**Your objective:** Check each line of the material. Copy those containing "size".

┌────────

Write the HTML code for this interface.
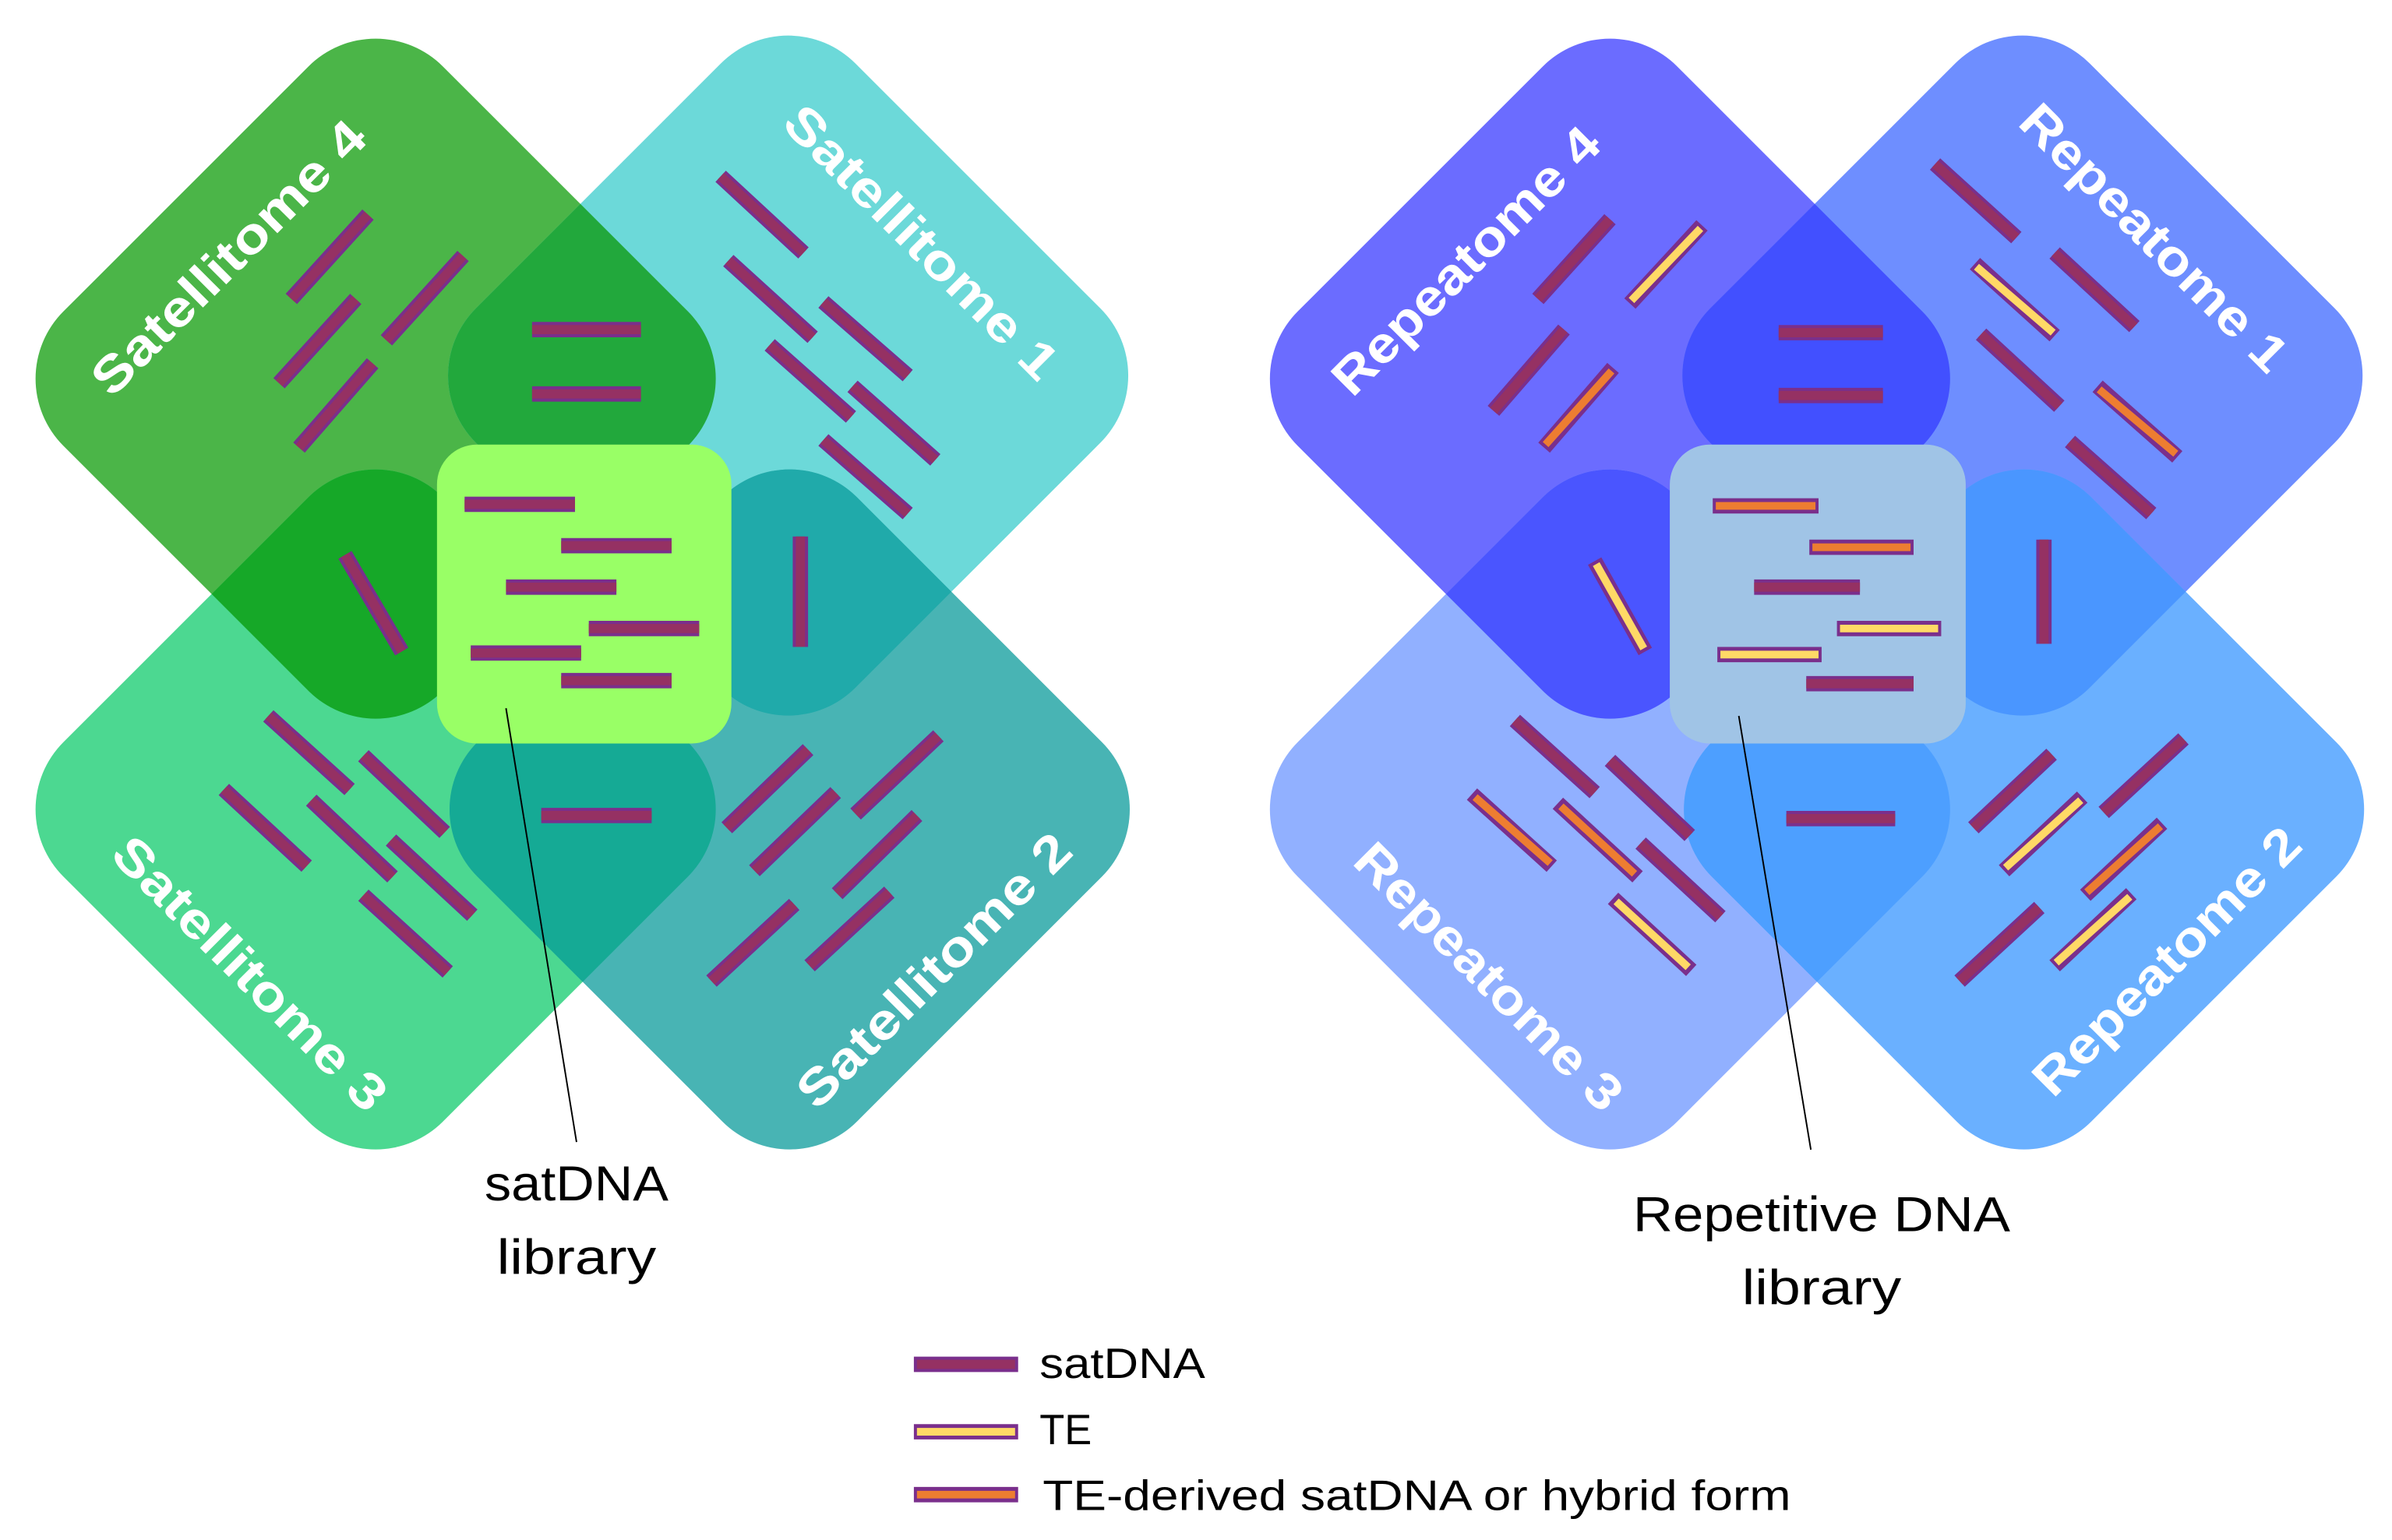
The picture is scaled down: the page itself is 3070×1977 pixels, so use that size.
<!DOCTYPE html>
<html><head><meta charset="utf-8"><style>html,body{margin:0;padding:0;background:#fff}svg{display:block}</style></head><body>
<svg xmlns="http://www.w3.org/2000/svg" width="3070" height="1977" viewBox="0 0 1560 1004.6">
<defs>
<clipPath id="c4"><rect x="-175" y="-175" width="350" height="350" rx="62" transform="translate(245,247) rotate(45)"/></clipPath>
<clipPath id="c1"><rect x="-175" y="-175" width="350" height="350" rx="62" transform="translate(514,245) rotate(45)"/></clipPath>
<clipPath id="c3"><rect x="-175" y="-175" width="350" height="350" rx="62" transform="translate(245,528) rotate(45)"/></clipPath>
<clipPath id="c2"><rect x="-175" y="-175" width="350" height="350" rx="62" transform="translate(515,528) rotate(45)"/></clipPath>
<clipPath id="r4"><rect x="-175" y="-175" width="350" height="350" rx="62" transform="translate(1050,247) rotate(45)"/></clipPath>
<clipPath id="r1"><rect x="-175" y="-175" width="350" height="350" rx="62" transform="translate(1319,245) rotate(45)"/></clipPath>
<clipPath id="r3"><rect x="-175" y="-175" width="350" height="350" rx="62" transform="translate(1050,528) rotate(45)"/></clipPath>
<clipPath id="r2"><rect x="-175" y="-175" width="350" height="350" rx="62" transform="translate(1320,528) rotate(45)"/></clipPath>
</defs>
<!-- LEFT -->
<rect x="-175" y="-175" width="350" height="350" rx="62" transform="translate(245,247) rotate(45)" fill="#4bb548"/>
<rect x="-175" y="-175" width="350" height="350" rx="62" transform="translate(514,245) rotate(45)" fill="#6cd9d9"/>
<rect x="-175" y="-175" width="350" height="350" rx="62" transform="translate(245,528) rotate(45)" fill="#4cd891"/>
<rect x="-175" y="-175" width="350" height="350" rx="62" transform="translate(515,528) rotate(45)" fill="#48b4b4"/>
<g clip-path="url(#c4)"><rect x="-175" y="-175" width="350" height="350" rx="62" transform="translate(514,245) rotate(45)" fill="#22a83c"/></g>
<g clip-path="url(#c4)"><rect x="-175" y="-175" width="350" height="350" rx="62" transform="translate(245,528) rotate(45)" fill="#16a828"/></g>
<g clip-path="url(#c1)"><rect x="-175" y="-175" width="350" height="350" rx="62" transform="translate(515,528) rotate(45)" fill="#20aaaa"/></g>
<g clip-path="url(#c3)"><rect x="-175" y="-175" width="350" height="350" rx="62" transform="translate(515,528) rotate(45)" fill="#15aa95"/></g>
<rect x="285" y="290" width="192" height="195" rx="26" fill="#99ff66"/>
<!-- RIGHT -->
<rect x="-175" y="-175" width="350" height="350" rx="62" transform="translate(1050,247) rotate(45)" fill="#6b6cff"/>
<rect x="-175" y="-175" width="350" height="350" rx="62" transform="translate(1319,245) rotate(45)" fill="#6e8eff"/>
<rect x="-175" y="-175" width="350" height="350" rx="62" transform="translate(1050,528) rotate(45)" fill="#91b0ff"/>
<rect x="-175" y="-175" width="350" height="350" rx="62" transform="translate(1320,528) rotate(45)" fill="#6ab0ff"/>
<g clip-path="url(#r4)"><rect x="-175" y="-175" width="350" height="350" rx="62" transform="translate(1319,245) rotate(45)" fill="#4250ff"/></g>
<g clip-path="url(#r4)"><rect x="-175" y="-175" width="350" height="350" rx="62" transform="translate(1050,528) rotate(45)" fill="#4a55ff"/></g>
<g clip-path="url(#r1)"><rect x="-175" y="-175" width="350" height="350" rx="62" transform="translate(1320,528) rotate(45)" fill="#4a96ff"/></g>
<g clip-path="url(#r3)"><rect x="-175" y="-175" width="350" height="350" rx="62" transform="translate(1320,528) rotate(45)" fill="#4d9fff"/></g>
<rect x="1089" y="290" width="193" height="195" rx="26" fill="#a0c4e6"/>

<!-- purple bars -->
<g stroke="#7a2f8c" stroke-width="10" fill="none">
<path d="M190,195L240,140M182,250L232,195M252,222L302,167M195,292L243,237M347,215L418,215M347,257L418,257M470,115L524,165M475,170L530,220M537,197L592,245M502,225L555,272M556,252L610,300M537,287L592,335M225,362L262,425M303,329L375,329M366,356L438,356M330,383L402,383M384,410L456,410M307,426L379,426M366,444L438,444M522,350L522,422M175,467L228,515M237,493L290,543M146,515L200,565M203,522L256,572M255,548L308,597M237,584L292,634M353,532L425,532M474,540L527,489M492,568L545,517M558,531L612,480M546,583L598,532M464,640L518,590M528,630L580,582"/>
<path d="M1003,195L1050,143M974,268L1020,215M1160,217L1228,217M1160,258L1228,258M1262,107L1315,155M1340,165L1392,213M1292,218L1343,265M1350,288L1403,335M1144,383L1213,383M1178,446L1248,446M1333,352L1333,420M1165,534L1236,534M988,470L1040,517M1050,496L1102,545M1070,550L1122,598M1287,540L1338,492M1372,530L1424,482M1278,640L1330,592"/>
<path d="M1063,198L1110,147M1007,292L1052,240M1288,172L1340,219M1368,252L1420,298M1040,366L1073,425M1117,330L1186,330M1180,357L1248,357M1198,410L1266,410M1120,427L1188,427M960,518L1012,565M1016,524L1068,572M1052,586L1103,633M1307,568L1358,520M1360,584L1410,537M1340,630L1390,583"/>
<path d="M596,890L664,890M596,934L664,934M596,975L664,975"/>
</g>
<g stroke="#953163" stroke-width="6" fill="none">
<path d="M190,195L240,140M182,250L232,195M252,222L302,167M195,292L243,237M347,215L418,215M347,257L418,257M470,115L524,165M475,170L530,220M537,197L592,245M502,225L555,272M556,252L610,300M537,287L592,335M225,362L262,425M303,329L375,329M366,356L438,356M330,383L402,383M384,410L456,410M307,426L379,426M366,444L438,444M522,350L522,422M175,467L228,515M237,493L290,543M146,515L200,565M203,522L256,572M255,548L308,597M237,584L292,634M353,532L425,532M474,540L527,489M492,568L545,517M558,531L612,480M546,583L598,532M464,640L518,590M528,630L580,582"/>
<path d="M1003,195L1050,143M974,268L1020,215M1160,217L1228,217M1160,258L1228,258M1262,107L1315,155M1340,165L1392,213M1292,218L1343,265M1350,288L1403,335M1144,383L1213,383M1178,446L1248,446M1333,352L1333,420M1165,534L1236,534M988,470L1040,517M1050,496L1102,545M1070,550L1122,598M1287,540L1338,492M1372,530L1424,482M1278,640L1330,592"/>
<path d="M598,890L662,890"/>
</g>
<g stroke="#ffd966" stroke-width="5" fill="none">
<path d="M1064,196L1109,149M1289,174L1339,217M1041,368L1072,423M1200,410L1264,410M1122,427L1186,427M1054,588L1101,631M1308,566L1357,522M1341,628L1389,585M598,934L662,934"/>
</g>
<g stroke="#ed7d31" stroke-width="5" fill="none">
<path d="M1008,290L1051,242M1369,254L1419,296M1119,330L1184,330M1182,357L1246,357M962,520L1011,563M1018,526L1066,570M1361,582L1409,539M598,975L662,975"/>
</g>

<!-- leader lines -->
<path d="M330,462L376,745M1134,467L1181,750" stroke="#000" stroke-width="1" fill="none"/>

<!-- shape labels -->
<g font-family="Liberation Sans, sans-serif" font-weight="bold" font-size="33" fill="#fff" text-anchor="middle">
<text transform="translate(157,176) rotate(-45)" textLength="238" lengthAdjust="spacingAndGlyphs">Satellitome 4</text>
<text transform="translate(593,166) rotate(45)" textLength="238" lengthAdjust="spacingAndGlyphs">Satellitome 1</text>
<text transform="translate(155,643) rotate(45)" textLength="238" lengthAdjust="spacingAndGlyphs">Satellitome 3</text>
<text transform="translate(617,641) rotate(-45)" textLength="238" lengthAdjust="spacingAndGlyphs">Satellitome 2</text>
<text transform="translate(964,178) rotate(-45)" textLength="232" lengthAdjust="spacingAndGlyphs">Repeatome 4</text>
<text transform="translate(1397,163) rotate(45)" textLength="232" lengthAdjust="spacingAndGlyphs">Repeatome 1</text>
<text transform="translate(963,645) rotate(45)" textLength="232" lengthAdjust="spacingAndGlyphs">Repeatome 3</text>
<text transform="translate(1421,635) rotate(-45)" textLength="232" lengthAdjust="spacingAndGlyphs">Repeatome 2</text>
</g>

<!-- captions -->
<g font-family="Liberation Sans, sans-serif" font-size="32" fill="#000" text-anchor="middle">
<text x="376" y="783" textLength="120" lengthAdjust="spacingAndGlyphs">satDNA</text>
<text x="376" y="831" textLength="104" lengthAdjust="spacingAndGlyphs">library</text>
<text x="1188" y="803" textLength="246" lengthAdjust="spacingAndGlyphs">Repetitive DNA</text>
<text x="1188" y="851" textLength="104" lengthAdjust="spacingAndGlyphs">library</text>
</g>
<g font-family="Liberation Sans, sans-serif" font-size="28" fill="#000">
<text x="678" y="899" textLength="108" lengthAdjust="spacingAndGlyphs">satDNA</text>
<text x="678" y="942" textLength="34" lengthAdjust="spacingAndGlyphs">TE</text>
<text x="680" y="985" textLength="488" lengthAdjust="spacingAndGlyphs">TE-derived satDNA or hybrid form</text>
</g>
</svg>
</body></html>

└────────

**Task response:**
The picture is scaled down: the page itself is 3070×1977 pixels, so use that size.
<g font-family="Liberation Sans, sans-serif" font-weight="bold" font-size="33" fill="#fff" text-anchor="middle">
<g font-family="Liberation Sans, sans-serif" font-size="32" fill="#000" text-anchor="middle">
<g font-family="Liberation Sans, sans-serif" font-size="28" fill="#000">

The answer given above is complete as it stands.